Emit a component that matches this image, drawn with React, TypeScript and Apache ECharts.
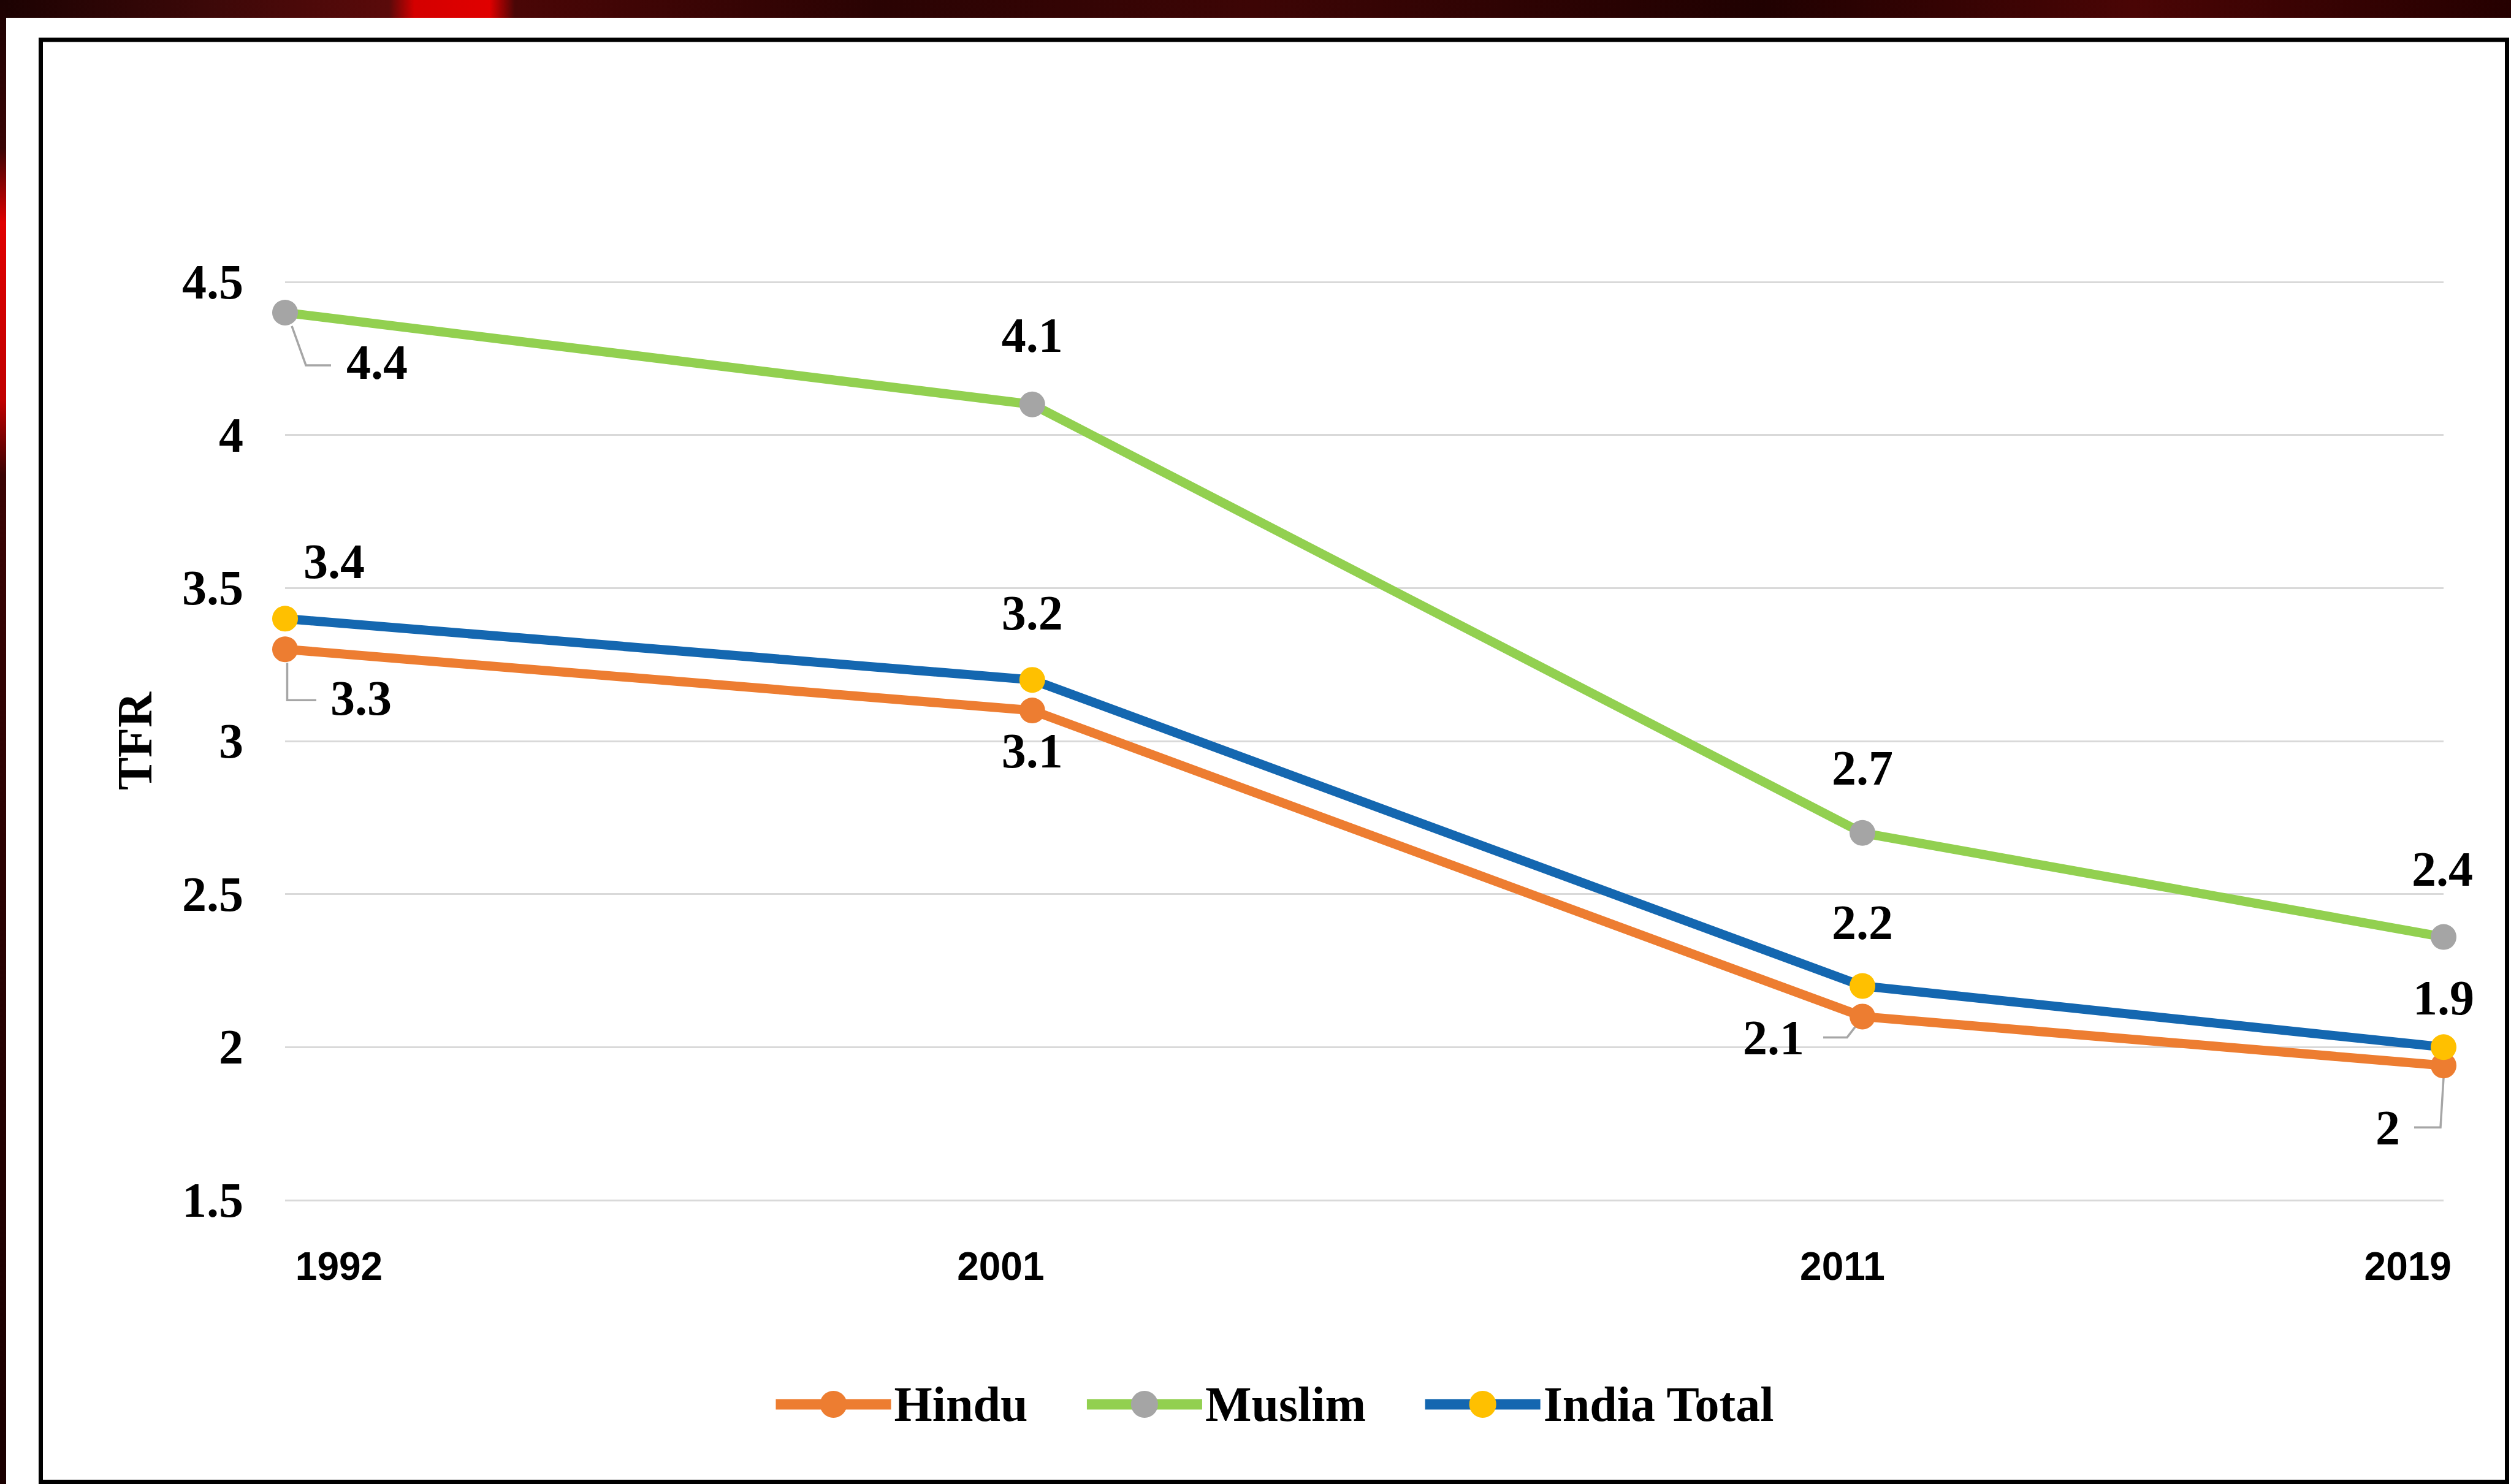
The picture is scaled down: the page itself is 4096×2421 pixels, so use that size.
import React, { useEffect, useRef } from 'react';
import * as echarts from 'echarts';

// ---------- data ----------
const yearLabels = ['1992', '2001', '2011', '2019'];
// x position of each point on a linear year scale, as drawn
const plotYears = [1992, 2001, 2011, 2018];
const hindu = [3.3, 3.1, 2.1, 1.94];
const muslim = [4.4, 4.1, 2.7, 2.36];
const indiaTotal = [3.4, 3.2, 2.2, 2.0];
const hinduLabels = ['3.3', '3.1', '2.1', '2'];
const muslimLabels = ['4.4', '4.1', '2.7', '2.4'];
const indiaLabels = ['3.4', '3.2', '2.2', '1.9'];
const yMin = 1.5;
const yMax = 4.5;
const yStep = 0.5;

// ---------- layout / style constants ----------
const X_LABEL_AT = [1992.65, 2000.62, 2010.76, 2017.57];
const OFF_HINDU = [[124, 80], [0, 66], [-145, 35], [-91, 102]];
const OFF_MUSLIM = [[150, 81], [0, -113], [0, -106], [-2, -111]];
const OFF_INDIA = [[80, -93], [0, -109], [0, -103], [0, -80]];
// elbow leader lines, relative to the marker centre (px)
type Pts = number[][] | null;
const LEADER_HINDU: Pts[] = [
  [[3.5, 22], [3.5, 83], [51, 83]],
  null,
  [[-8, 12], [-25, 34], [-64, 34]],
  [[0, 20], [-5, 101], [-48, 101]],
];
const LEADER_MUSLIM: Pts[] = [[[11, 22], [34, 86], [75, 86]], null, null, null];
const LEADER_INDIA: Pts[] = [null, null, null, null];

const SERIF = 'Liberation Serif';
const SANS = 'Liberation Sans';

function makeSeries(
  name: string,
  values: number[],
  labels: string[],
  offs: number[][],
  lineColor: string,
  markerColor: string
) {
  return {
    name,
    type: 'line',
    symbol: 'circle',
    symbolSize: 42,
    lineStyle: { color: lineColor, width: 15 },
    itemStyle: { color: markerColor },
    emphasis: { disabled: true },
    label: {
      show: true,
      position: 'inside',
      formatter: (p: any) => labels[p.dataIndex],
      fontFamily: SERIF,
      fontWeight: 'bold',
      fontSize: 80,
      color: '#000',
    },
    labelLayout: (p: any) => ({ dx: offs[p.dataIndex][0], dy: offs[p.dataIndex][1] }),
    data: values.map((v, i) => [plotYears[i], v]),
  };
}

export default function App() {
  const ref = useRef<HTMLDivElement>(null);
  useEffect(() => {
    if (!ref.current) return;
    const chart = echarts.init(ref.current, undefined, { renderer: 'svg' });
    const baseGraphics: any[] = [
      {
        type: 'rect',
        id: 'bandTop',
        shape: { x: 0, y: 0, width: 4096, height: 29 },
        style: {
          fill: new echarts.graphic.LinearGradient(0, 0, 1, 0, [
            { offset: 0, color: '#1c0202' },
            { offset: 0.08, color: '#3b0808' },
            { offset: 0.155, color: '#5a0a0a' },
            { offset: 0.165, color: '#d40000' },
            { offset: 0.195, color: '#e00000' },
            { offset: 0.205, color: '#4a0606' },
            { offset: 0.35, color: '#2a0303' },
            { offset: 0.5, color: '#3d0505' },
            { offset: 0.7, color: '#200101' },
            { offset: 0.85, color: '#4a0505' },
            { offset: 1, color: '#250000' },
          ]),
        },
        silent: true,
      },
      {
        type: 'rect',
        id: 'bandLeft',
        shape: { x: 0, y: 0, width: 10, height: 2421 },
        style: {
          fill: new echarts.graphic.LinearGradient(0, 0, 0, 1, [
            { offset: 0, color: '#1c0202' },
            { offset: 0.1, color: '#3a0505' },
            { offset: 0.15, color: '#e00000' },
            { offset: 0.27, color: '#c00000' },
            { offset: 0.32, color: '#3a0404' },
            { offset: 0.6, color: '#2a0202' },
            { offset: 1, color: '#1a0000' },
          ]),
        },
        silent: true,
      },
      {
        type: 'rect',
        id: 'frame',
        shape: { x: 66.5, y: 65, width: 4023, height: 2352.5 },
        style: { fill: 'transparent', stroke: '#000', lineWidth: 7 },
        silent: true,
      },
    ];
    const option: any = {
      animation: false,
      backgroundColor: '#ffffff',
      textStyle: { fontFamily: SERIF },
      grid: { left: 465, right: 110, top: 460, bottom: 463, containLabel: false },
      xAxis: {
        type: 'value',
        min: plotYears[0],
        max: plotYears[plotYears.length - 1],
        axisLine: { show: false },
        axisTick: { show: false },
        splitLine: { show: false },
        axisLabel: {
          customValues: X_LABEL_AT,
          formatter: (v: number) => {
            let best = 0;
            X_LABEL_AT.forEach((x, i) => {
              if (Math.abs(x - v) < Math.abs(X_LABEL_AT[best] - v)) best = i;
            });
            return yearLabels[best];
          },
          fontFamily: SANS,
          fontWeight: 'bold',
          fontSize: 64,
          color: '#000',
          margin: 76,
          hideOverlap: false,
        },
      },
      yAxis: {
        type: 'value',
        min: yMin,
        max: yMax,
        interval: yStep,
        name: 'TFR',
        nameLocation: 'middle',
        nameGap: 205,
        nameTextStyle: { fontFamily: SERIF, fontWeight: 'bold', fontSize: 80, color: '#000' },
        axisLine: { show: false },
        axisTick: { show: false },
        splitLine: { show: true, lineStyle: { color: '#D9D9D9', width: 3 } },
        axisLabel: {
          fontFamily: SERIF,
          fontWeight: 'bold',
          fontSize: 80,
          color: '#000',
          margin: 68,
        },
      },
      legend: {
        left: 1252,
        top: 2246,
        itemWidth: 188,
        itemHeight: 55,
        itemGap: 88,
        selectedMode: false,
        lineStyle: { width: 17 },
        textStyle: { fontFamily: SERIF, fontWeight: 'bold', fontSize: 80, color: '#000' },
        data: ['Hindu', 'Muslim', 'India Total'],
      },
      graphic: baseGraphics,
      series: [
        makeSeries('Hindu', hindu, hinduLabels, OFF_HINDU, '#ED7D31', '#ED7D31'),
        makeSeries('Muslim', muslim, muslimLabels, OFF_MUSLIM, '#92D050', '#A5A5A5'),
        makeSeries('India Total', indiaTotal, indiaLabels, OFF_INDIA, '#1467B0', '#FFC000'),
      ],
    };
    chart.setOption(option);

    // elbow leader lines anchored to the plotted points through the chart's scales
    const leaderSets: [number[], Pts[]][] = [
      [hindu, LEADER_HINDU],
      [muslim, LEADER_MUSLIM],
      [indiaTotal, LEADER_INDIA],
    ];
    const leaders: any[] = [];
    leaderSets.forEach(([values, pts], si) => {
      pts.forEach((lp, i) => {
        if (!lp) return;
        const px = chart.convertToPixel({ gridIndex: 0 }, [plotYears[i], values[i]]) as number[];
        leaders.push({
          type: 'polyline',
          id: `leader-${si}-${i}`,
          shape: { points: lp.map(([x, y]) => [px[0] + x, px[1] + y]) },
          style: { stroke: '#A6A6A6', lineWidth: 3.5, fill: null },
          silent: true,
          z: 1,
        });
      });
    });
    chart.setOption({ graphic: [...baseGraphics, ...leaders] });
    return () => chart.dispose();
  }, []);
  return (
    <div
      ref={ref}
      style={{ position: 'fixed', left: 0, top: 0, width: 4096, height: 2421 }}
    />
  );
}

◇ ◇ ◇

=== Stated exercise ===
Copy every line above word for word and exclude the pictures.

=== Task response ===
Emit a component that matches this image, drawn with React, TypeScript and Apache ECharts.
The picture is scaled down: the page itself is 4096×2421 pixels, so use that size.
import React, { useEffect, useRef } from 'react';
import * as echarts from 'echarts';

// ---------- data ----------
const yearLabels = ['1992', '2001', '2011', '2019'];
// x position of each point on a linear year scale, as drawn
const plotYears = [1992, 2001, 2011, 2018];
const hindu = [3.3, 3.1, 2.1, 1.94];
const muslim = [4.4, 4.1, 2.7, 2.36];
const indiaTotal = [3.4, 3.2, 2.2, 2.0];
const hinduLabels = ['3.3', '3.1', '2.1', '2'];
const muslimLabels = ['4.4', '4.1', '2.7', '2.4'];
const indiaLabels = ['3.4', '3.2', '2.2', '1.9'];
const yMin = 1.5;
const yMax = 4.5;
const yStep = 0.5;

// ---------- layout / style constants ----------
const X_LABEL_AT = [1992.65, 2000.62, 2010.76, 2017.57];
const OFF_HINDU = [[124, 80], [0, 66], [-145, 35], [-91, 102]];
const OFF_MUSLIM = [[150, 81], [0, -113], [0, -106], [-2, -111]];
const OFF_INDIA = [[80, -93], [0, -109], [0, -103], [0, -80]];
// elbow leader lines, relative to the marker centre (px)
type Pts = number[][] | null;
const LEADER_HINDU: Pts[] = [
  [[3.5, 22], [3.5, 83], [51, 83]],
  null,
  [[-8, 12], [-25, 34], [-64, 34]],
  [[0, 20], [-5, 101], [-48, 101]],
];
const LEADER_MUSLIM: Pts[] = [[[11, 22], [34, 86], [75, 86]], null, null, null];
const LEADER_INDIA: Pts[] = [null, null, null, null];

const SERIF = 'Liberation Serif';
const SANS = 'Liberation Sans';

function makeSeries(
  name: string,
  values: number[],
  labels: string[],
  offs: number[][],
  lineColor: string,
  markerColor: string
) {
  return {
    name,
    type: 'line',
    symbol: 'circle',
    symbolSize: 42,
    lineStyle: { color: lineColor, width: 15 },
    itemStyle: { color: markerColor },
    emphasis: { disabled: true },
    label: {
      show: true,
      position: 'inside',
      formatter: (p: any) => labels[p.dataIndex],
      fontFamily: SERIF,
      fontWeight: 'bold',
      fontSize: 80,
      color: '#000',
    },
    labelLayout: (p: any) => ({ dx: offs[p.dataIndex][0], dy: offs[p.dataIndex][1] }),
    data: values.map((v, i) => [plotYears[i], v]),
  };
}

export default function App() {
  const ref = useRef<HTMLDivElement>(null);
  useEffect(() => {
    if (!ref.current) return;
    const chart = echarts.init(ref.current, undefined, { renderer: 'svg' });
    const baseGraphics: any[] = [
      {
        type: 'rect',
        id: 'bandTop',
        shape: { x: 0, y: 0, width: 4096, height: 29 },
        style: {
          fill: new echarts.graphic.LinearGradient(0, 0, 1, 0, [
            { offset: 0, color: '#1c0202' },
            { offset: 0.08, color: '#3b0808' },
            { offset: 0.155, color: '#5a0a0a' },
            { offset: 0.165, color: '#d40000' },
            { offset: 0.195, color: '#e00000' },
            { offset: 0.205, color: '#4a0606' },
            { offset: 0.35, color: '#2a0303' },
            { offset: 0.5, color: '#3d0505' },
            { offset: 0.7, color: '#200101' },
            { offset: 0.85, color: '#4a0505' },
            { offset: 1, color: '#250000' },
          ]),
        },
        silent: true,
      },
      {
        type: 'rect',
        id: 'bandLeft',
        shape: { x: 0, y: 0, width: 10, height: 2421 },
        style: {
          fill: new echarts.graphic.LinearGradient(0, 0, 0, 1, [
            { offset: 0, color: '#1c0202' },
            { offset: 0.1, color: '#3a0505' },
            { offset: 0.15, color: '#e00000' },
            { offset: 0.27, color: '#c00000' },
            { offset: 0.32, color: '#3a0404' },
            { offset: 0.6, color: '#2a0202' },
            { offset: 1, color: '#1a0000' },
          ]),
        },
        silent: true,
      },
      {
        type: 'rect',
        id: 'frame',
        shape: { x: 66.5, y: 65, width: 4023, height: 2352.5 },
        style: { fill: 'transparent', stroke: '#000', lineWidth: 7 },
        silent: true,
      },
    ];
    const option: any = {
      animation: false,
      backgroundColor: '#ffffff',
      textStyle: { fontFamily: SERIF },
      grid: { left: 465, right: 110, top: 460, bottom: 463, containLabel: false },
      xAxis: {
        type: 'value',
        min: plotYears[0],
        max: plotYears[plotYears.length - 1],
        axisLine: { show: false },
        axisTick: { show: false },
        splitLine: { show: false },
        axisLabel: {
          customValues: X_LABEL_AT,
          formatter: (v: number) => {
            let best = 0;
            X_LABEL_AT.forEach((x, i) => {
              if (Math.abs(x - v) < Math.abs(X_LABEL_AT[best] - v)) best = i;
            });
            return yearLabels[best];
          },
          fontFamily: SANS,
          fontWeight: 'bold',
          fontSize: 64,
          color: '#000',
          margin: 76,
          hideOverlap: false,
        },
      },
      yAxis: {
        type: 'value',
        min: yMin,
        max: yMax,
        interval: yStep,
        name: 'TFR',
        nameLocation: 'middle',
        nameGap: 205,
        nameTextStyle: { fontFamily: SERIF, fontWeight: 'bold', fontSize: 80, color: '#000' },
        axisLine: { show: false },
        axisTick: { show: false },
        splitLine: { show: true, lineStyle: { color: '#D9D9D9', width: 3 } },
        axisLabel: {
          fontFamily: SERIF,
          fontWeight: 'bold',
          fontSize: 80,
          color: '#000',
          margin: 68,
        },
      },
      legend: {
        left: 1252,
        top: 2246,
        itemWidth: 188,
        itemHeight: 55,
        itemGap: 88,
        selectedMode: false,
        lineStyle: { width: 17 },
        textStyle: { fontFamily: SERIF, fontWeight: 'bold', fontSize: 80, color: '#000' },
        data: ['Hindu', 'Muslim', 'India Total'],
      },
      graphic: baseGraphics,
      series: [
        makeSeries('Hindu', hindu, hinduLabels, OFF_HINDU, '#ED7D31', '#ED7D31'),
        makeSeries('Muslim', muslim, muslimLabels, OFF_MUSLIM, '#92D050', '#A5A5A5'),
        makeSeries('India Total', indiaTotal, indiaLabels, OFF_INDIA, '#1467B0', '#FFC000'),
      ],
    };
    chart.setOption(option);

    // elbow leader lines anchored to the plotted points through the chart's scales
    const leaderSets: [number[], Pts[]][] = [
      [hindu, LEADER_HINDU],
      [muslim, LEADER_MUSLIM],
      [indiaTotal, LEADER_INDIA],
    ];
    const leaders: any[] = [];
    leaderSets.forEach(([values, pts], si) => {
      pts.forEach((lp, i) => {
        if (!lp) return;
        const px = chart.convertToPixel({ gridIndex: 0 }, [plotYears[i], values[i]]) as number[];
        leaders.push({
          type: 'polyline',
          id: `leader-${si}-${i}`,
          shape: { points: lp.map(([x, y]) => [px[0] + x, px[1] + y]) },
          style: { stroke: '#A6A6A6', lineWidth: 3.5, fill: null },
          silent: true,
          z: 1,
        });
      });
    });
    chart.setOption({ graphic: [...baseGraphics, ...leaders] });
    return () => chart.dispose();
  }, []);
  return (
    <div
      ref={ref}
      style={{ position: 'fixed', left: 0, top: 0, width: 4096, height: 2421 }}
    />
  );
}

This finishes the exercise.